In Europe there are few associations which do not affect to represent the majority, or which do not believe that they represent it. This conviction or this pretension tends to augment their force amazingly, and contributes no less to legalize their measures. Violence may seem to be excusable in defence of the cause of oppressed right. Thus it is, in the vast labyrinth of human laws, that extreme liberty sometimes corrects the abuses of license, and that extreme democracy obviates the dangers of democratic government. In Europe, associations consider themselves, in some degree, as the legislative and executive councils of the people, which is unable to speak for itself. In America, where they only represent a minority of the nation, they argue and they petition.
The means which the associations of Europe employ are in accordance with the end which they propose to obtain. As the principal aim of these bodies is to act, and not to debate, to fight rather than to persuade, they are naturally led to adopt a form of organization which differs from the ordinary customs of civil bodies, and which assumes the habits and the maxims of military life. They centralize the direction of their resources as much as possible, and they intrust the power of the whole party to a very small number of leaders.
The members of these associations respond to a watchword, like soldiers on duty; they profess the doctrine of passive obedience; say rather, that in uniting together they at once abjure the exercise of their own judgment and free will; and the tyrannical control which these societies exercise is often far more insupportable than the authority possessed over society by the Government which they attack. Their moral force is much diminished by these excesses, and they lose the powerful interest which is always excited by a struggle between oppressors and the oppressed. The man who in given cases consents to obey his fellows with servility, and who submits his activity and even his opinions to their control, can have no claim to rank as a free citizen.

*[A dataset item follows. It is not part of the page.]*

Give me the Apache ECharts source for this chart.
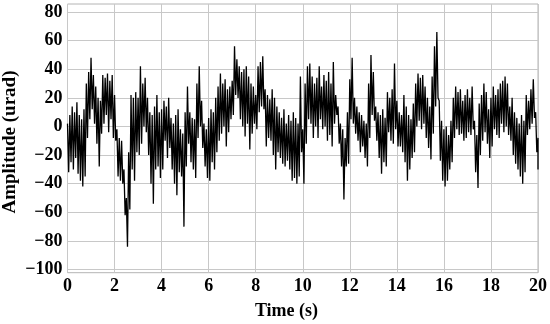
<!DOCTYPE html>
<html>
<head>
<meta charset="utf-8">
<script src="https://cdn.jsdelivr.net/npm/echarts@6/dist/echarts.min.js"></script>
<style>html,body{margin:0;padding:0;background:#fff}#c{width:550px;height:324px}</style>
</head>
<body>
<div id="c"></div>
<script>
// Sample times every 0.1 s (0..20); upper and lower excursions of the signal
const timeStep = 0.1;
const upper = [
  2, 8, 14, 10, 17, 8, 5, 12, 30, 38,
  48, 36, 28, 20, 18, 36, 34, 37, 32, 36,
  22, -2, -8, -10, -30, -50, -18, 22, 20, 24,
  20, 42, 30, 34, 20, 10, 8, 14, 22, 10,
  12, 18, 14, 20, 6, 2, 8, 12, -2, -5,
  10, 28, 10, 6, 5, 30, 42, 18, 2, -2,
  6, 12, 10, 20, 28, 37, 30, 33, 26, 28,
  32, 56, 47, 42, 38, 40, 42, 35, 30, 28,
  22, 42, 45, 49, 26, 22, 19, 26, 20, 14,
  10, 6, 12, 2, 8, 4, 10, 6, 2, 35,
  -2, 30, 42, 44, 35, 30, 34, 42, 28, 36,
  32, 38, 30, 45, 22, 14, 2, -2, -8, 10,
  33, 48, 20, 14, 10, 8, 4, 2, 30, 50,
  38, 14, 10, 8, 12, 6, 24, 20, 26, 44,
  18, 10, 8, 22, 14, 8, 5, 16, 30, 37,
  34, 36, 28, 20, 14, 35, 56, 66, 18, 4,
  -2, 0, -6, 4, 20, 28, 24, 26, 18, 22,
  26, 20, 28, 4, -6, 16, 22, 30, 24, 12,
  20, 28, 22, 26, 30, 32, 35, 30, 14, 20,
  10, 6, 2, 8, 4, 22, 18, 26, 33, 10,
  -8
];
const lower = [
  -32, -25, -30, -22, -33, -38, -42, -35, -8, 5,
  12, 2, -12, -28, -5, 2, 8, -4, 5, -8,
  -10, -35, -38, -40, -62, -84, -58, -30, -38, -18,
  -20, -12, 0, -4, -20, -40, -54, -30, -28, -36,
  -30, -10, -22, -15, -30, -40, -48, -32, -35, -70,
  -28, -12, -25, -30, -36, -8, 0, -15, -28, -36,
  -38, -25, -30, -18, -10, -5, 0, -14, -4, 5,
  8, 22, 20, 5, 0, -7, 2, -16, -5, 2,
  -2, 10, 14, 12, -14, -8, -10, -20, -30, -18,
  -22, -26, -28, -24, -30, -38, -36, -40, -35, -18,
  -40, -12, 5, 2, -8, 0, -8, 5, -2, 0,
  -10, -6, -14, 2, 8, -12, -28, -51, -28, -26,
  5, 2, -5, -10, -18, -14, -22, -28, -8, 8,
  4, -10, -22, -33, -25, -28, -4, -10, -12, -2,
  -14, -14, -18, -25, -38, -30, -22, -18, 0, 4,
  -2, 2, -8, -15, -23, -5, 14, 20, -24, -38,
  -42, -38, -30, -25, -8, -2, -6, -5, -10, -8,
  -4, -6, -2, -32, -43, -20, -10, -4, -12, -22,
  -14, -2, -6, -8, 2, -4, 0, -6, -10, -20,
  -26, -30, -35, -40, -32, -6, -2, 2, 6, -18,
  -30
];
const xTicks = [0, 2, 4, 6, 8, 10, 12, 14, 16, 18, 20];
const yTicks = [-100, -80, -60, -40, -20, 0, 20, 40, 60, 80];
const xTitle = 'Time (s)';
const yTitle = 'Amplitude (urad)';

const series = [];
for (let i = 0; i < upper.length; i++) {
  const t = +(i * timeStep).toFixed(2);
  series.push([t, upper[i]]);
  if (t + timeStep / 2 <= 20) series.push([+(t + timeStep / 2).toFixed(3), lower[i]]);
  else series.push([t, lower[i]]);
}

const font = '"Liberation Serif","Times New Roman",serif';
const chart = echarts.init(document.getElementById('c'), null, {renderer: 'canvas'});
chart.setOption({
  animation: false,
  backgroundColor: '#fff',
  grid: {left: 67.5, right: 7.5, top: 4, bottom: 51.3, show: true, borderColor: '#b4b4b4', borderWidth: 1, backgroundColor: 'transparent'},
  xAxis: {
    type: 'value', min: 0, max: 20, interval: 2,
    axisLine: {show: false}, axisTick: {show: false},
    splitLine: {show: true, lineStyle: {color: '#c8c8c8', width: 1}},
    axisLabel: {margin: 5, color: '#000', fontFamily: font, fontWeight: 'bold', fontSize: 18,
      customValues: xTicks, formatter: v => String(v)}
  },
  yAxis: {
    type: 'value', min: -102.2, max: 85.6,
    axisLine: {show: false}, axisTick: {show: false, customValues: yTicks},
    splitLine: {show: true, lineStyle: {color: '#c8c8c8', width: 1}},
    axisLabel: {margin: 5, color: '#000', fontFamily: font, fontWeight: 'bold', fontSize: 18,
      customValues: yTicks, formatter: v => String(v).replace('-', '\u2212')}
  },
  graphic: [
    {type: 'text', x: 286.5, y: 311, style: {text: xTitle, font: 'bold 18px ' + font, fill: '#000', textAlign: 'center', textVerticalAlign: 'middle'}},
    {type: 'text', x: 10, y: 142, rotation: Math.PI / 2, style: {text: yTitle, font: 'bold 19px ' + font, fill: '#000', textAlign: 'center', textVerticalAlign: 'middle'}}
  ],
  series: [{
    type: 'line', data: series, showSymbol: false, sampling: false,
    lineStyle: {color: '#000', width: 1.3}
  }]
});
</script>
</body>
</html>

The Americans have also established certain forms of government which are applied to their associations, but these are invariably borrowed from the forms of the civil administration. The independence of each individual is formally recognized; the tendency of the members of the association points, as it does in the body of the community, towards the same end, but they are not obliged to follow the same track. No one abjures the exercise of his reason and his free will; but every one exerts that reason and that will for the benefit of a common undertaking.